The first person perspective is a different category of
consideration from the outside third person perspective - there are aspects of
first person cognition that transcend the elemental measurements of
third-person empirical analysis, even though third person manipulations of the
brain can throw up some quite bizarre altered states of consciousness. Despite
those bizarre anomalies, the fact remains that freedom from the first person
perspective has a category of intrapersonal depth and fecundity that is beyond
the lower resolution third person exploration (remember the famous 'king of
infinite space' observation in Hamlet). This kind of freedom may well belong
more in the arts than the sciences (although it can quite easily belong in
both).
Under the first person perspective, there is a complex
multidimensional spectrum of freedom, conditioned by a whole range of tenets of
personality and character qualities: truthseeking, intelligence, authenticity,
temperament, psychology, discipline, aspiration, conscientiousness, goodness,
ethics, and so on. If you take the positive elements of the above, juxtaposed
with the negative (good better than bad, truth better than falsehood,
intelligence better than stupidity, etc) then you'll find that the individual
self can enjoy a greater kind of freedom by wedding themselves to the positive
values, and a more constricting life by wedding themselves to the negative
values. Love the truth, and the world expands beyond your wildest dreams; love
goodness and your reality opens up into a joy not previously anticipated, that
sort of thing.
Given the primary facet of reality is phenomenological, I think it
is the case that these tenets of what we might call 'freedom' and 'will' do
exist. The first person reality in which they are experienced differs from the
third person deterministic reality measured from the outside, but we enter very
shaky grounds if we use that pretext to say it doesn't exist. I think there is
also Biblical truth in this notion, which St. Augustine taps into when he says
that serving God is greater freedom for us. We read from Christ that ‘Everyone
who sins is a slave to sin’ (John 8:34), but in the next breath that "‘If
the Son sets you free you will be free indeed’ (John 8:36). That seems to me to
hint at a connection between greater freedom and a greater life if we embrace
Divine things and die to those old habits.

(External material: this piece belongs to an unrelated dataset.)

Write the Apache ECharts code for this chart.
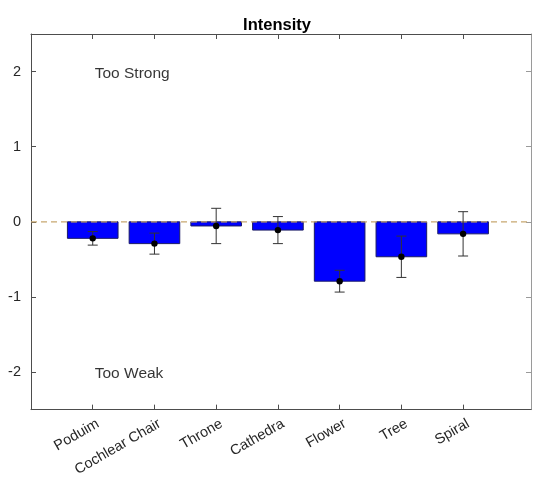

People ensnared by naïve scientism often just can’t get to grips
with the fact that there is a complex set of phenomenological first person
experiential testimonies that not only transcend the third person perspective
of mind, they actually transcend the third person’s suite of knowledge on how
physical reality actually operates. Moreover, we need an up and running first
person mental structure that integrates our experiential qualia into coherent
patterns before we can even begin to discuss the third person ordinances of
physics, so to suggest that the latter has a more primary existence in terms of
free will over the former is quite a dodgy place to go. As soon as we become a
responsible agent, and think and act as though progress can be made, and that
some things have a higher value than other things, we live as though free
choices are an integral part of that state of being.
If we can review the past, contemplate the present, and make
forecasts about the future in relation to our decisions and values, then we
operate as though free will is part of the intellectual and emotional substrate
of our life. If as a result we get to partake in the world and relate to each
other, then phenomenologically there are no real grounds for denying that
choice and agency are fundamental to first person selfhood.